Office of the Deputy Secretary of Defense
Management Systems, Pentagon (retired)
I could not find the document online and it is a bit outdated by
today's standards. The original; ISO/IEC JTC 1/SC 14 N 492, has
been superseded by ISO/IEC TR 20943-1:2003. In particular TR
20943-6 is of interest. This document is available on the web, but
it is a preview and references the key documents ISO/IEC 11179.
https://www.iso.org/obp/ui/#iso:std:iso-iec:tr:20943:-6:ed-1:v1:en
This document is a preview. It references ISO/IEC 11179 (6 parts),
which can be found on the web at:
http://www.jtc1sc32.org/free_standards.html
There is a license agreement which you will need to approve before
you can access these documents.
Steve,
Finally, I have tracked your contributions to electronic
publishing for many years. Thank you, I greatly appreciate the
work you, Dr. Jim Mason and others have made in getting us to
where we are today. This is in spite of my opinions of the Web. It
is unfortunate that this work is path dependent, as some of the
decisions made getting here will make future work difficult.
-John Bottoms
* * * * * *
On 7/19/2015 11:55 AM, Steve Newcomb wrote:
On 07/19/2015 07:33 AM, John F Sowa wrote:
In *every* branch of science, engineering, medicine, law, etc., the
work by professionals in that field is the *gold standard*.

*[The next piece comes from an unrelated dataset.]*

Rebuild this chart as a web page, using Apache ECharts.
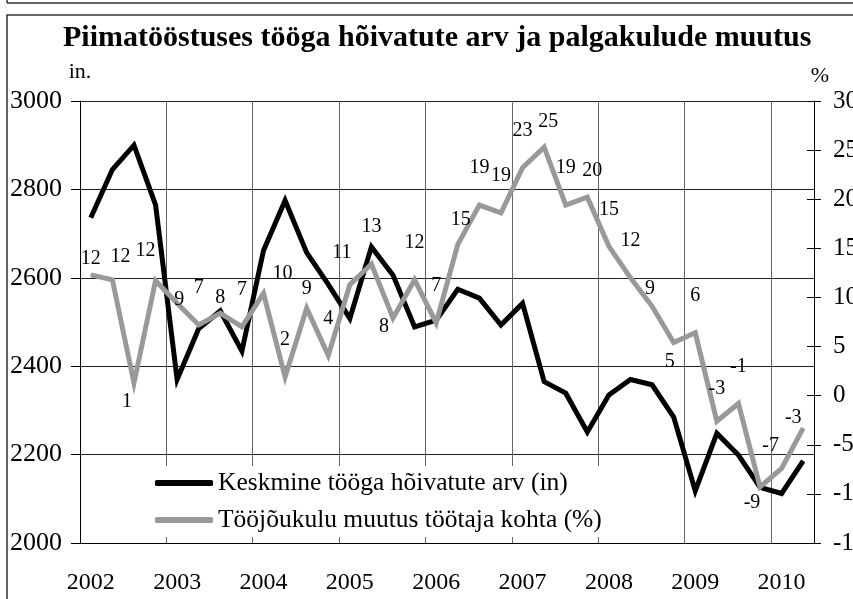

At the risk of generating more heat than light, I wish to point out that
in every branch of information technology, there is vacuum where there
should be something resembling the accounting industry's "Generally
Accepted Accounting Practices" and certifications, or the many
non-proprietary certifications for practitioners in the healthcare
field, or the licensure processes required by many states to practice
medicine, law, and engineering.
In the context of all this public-interest vacuum, it is not hard to
explain the parlous state of the security of critical IT infrastructure,
or the general engineering uproar we call the "World Wide Web", or the
absurdity of consequential government webservers that won't accept any
"secure" protocol other than one known to be insecure (TLS 1.0), not to
mention the other craziness that all of us know, and that each of us may
know.
In cases perhaps dearer to the hearts of readers of this mailing list,
the lack of accountability for IT "professionals" can also explain the
lack of economic and technical infrastructure whereby experts in
multiple universes of discourse can work as tour guides and
bridge-builders among them.
Turning now to my favorite hobby horse: It is not enough to know how to
build bridges between universes of discourse, or how to anchor the
endpoints of such bridges on solid ontological foundations. It is also
necessary to build many, many instances of bridges, and to maintain them
(when possible) across the ontological equivalent of hurricanes,
earthquakes, and all other kinds of change. That would entail creating
the economic foundations of bridge-building, bridge-maintaining, and
bridge-anchoring enterprises. Such a knowledge-ecosystem would reward
those whose opinions about what's what are measurably and publicly the
most reliable for the most cases.
Individual multi-domain experts would, in fact, be playing fiduciary
roles. Such a scenario requires that a definition of malpractice be
defined and maintained, so that the finger of blame can be pointed
consequentially, whenever things go awry in some consequential fashion.
It is up to ontologists to figure out how to make that meaningfully
possible. Nobody else has a prayer of doing it, and it's hard for me to
imagine a more worthwhile endeavor. It's also, obviously, a major
project with major risks, and one that would be disruptive whether or
not it succeeded. Not for the faint of heart!